Since vitrification is a nonequilibrium cryopreservation method that needs a relatively high concentration of cryoprotectants, a step-wise addition of cryoprotectants may reduce the toxic effects of cryoprotectants and be considered to minimize damage due to extreme cell-volume expansion. In compare to previous study our results show higher maturation fertilization and blastocyst formation rate. For example Hochi
et al in 1998 vitrified immature bovine oocytes in straws by using a mixture of 40% EG, ficoll and sucrose as a vitrification medium (24).
They reported 47.5% fertilization rate from the vitrified bovine oocytes. In another study, in which immature bovine oocytes were vitrified using a mixture 2.5M EG, ficoll and sucrose in (open pulled straws) OPS (26), a successful maturation rate of 60% was recorded. Cetin
et al in 2006 vitrified immature bovine oocytes, 34.1% of oocytes reached the MII stage in EG group (27). In the present study the lower maturation rate of in the single step with EFS30 indicating that, during vitrification of mouse GV-COCs, the process of gradual equilibration seems to adjust permeability of plasma membrane, which may contribute to maintaining the oocyte and cumulus cells, and/or may decrease rapid changes in osmotic pressure.

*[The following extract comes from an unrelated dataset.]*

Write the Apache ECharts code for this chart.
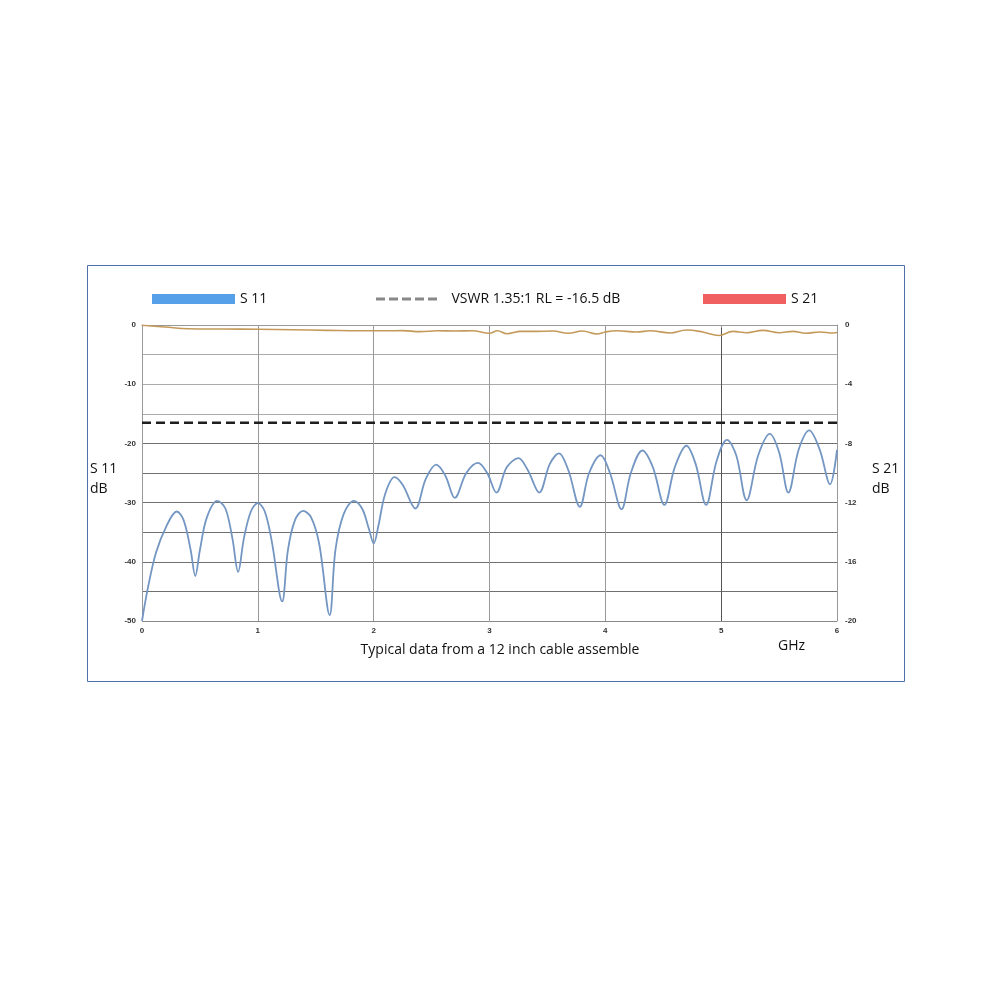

On the other hand, similar to our results, Abe
et al in 2005 showed that survival, fertilization, maturation and developmental rates of bovine GV-COCs in stepwise vitrification were significantly higher than those vitrified in single-step (21). Also Anon
et al in 2003 and 2005 reported higher survival, maturation and developmental rate to blastocysts using ultrarapid vitrivication accompanied with step-wise equilibration in mouse GV oocytes than single step vitrified group (28, 29).
The findings of the present study show that the modification of Kasai vitrification method in a stepwise manner exposure of mice GV oocytes to cryoprotectants during equilibration phase of vitrification, can result in better maturation, fertilization and developmental rates. Recently, Kuwayama introduced a Highly efficient vitrification method for cryopreservation of human oocytes and embryos using cryotop (30). However the method of Kuwayam is useful for human embryo and oocyte but is not easily applicable in studies on mouse, because using of inexpensive equipment is very important in the studies on mouse and cryotop is very expensive.
One of the major advantages of our method in comparison with Kuwayama is applying conventional cryopreservation straws instead of cryotop. Therefore in terms of economic; our method is more cost effective and applicable in the basic research. Our method allows researchers to vitrify mouse immature oocyte in a simpler and cheaper manner.
In conclusion, the current results demonstrated that vitrification of murine GV oocytes accompanied with step-wise equilibration using conventional straws showed improved results for viability and production of blastocysts, suggesting that this method may be a easy, useful and low cost strategy for the cryopreservation of immature oocytes.
Acknowledgements
This project was financially supported by research deputy of Yasuj University of Medical Sciences and Health Services. We would like to thank for their helps. Also, we would like to thank Dr. Koji Koyoma, Professor and Chairman of Department of Obstetrics and Gynecology, Hyogo College of Medicine, Hyogo, Japan.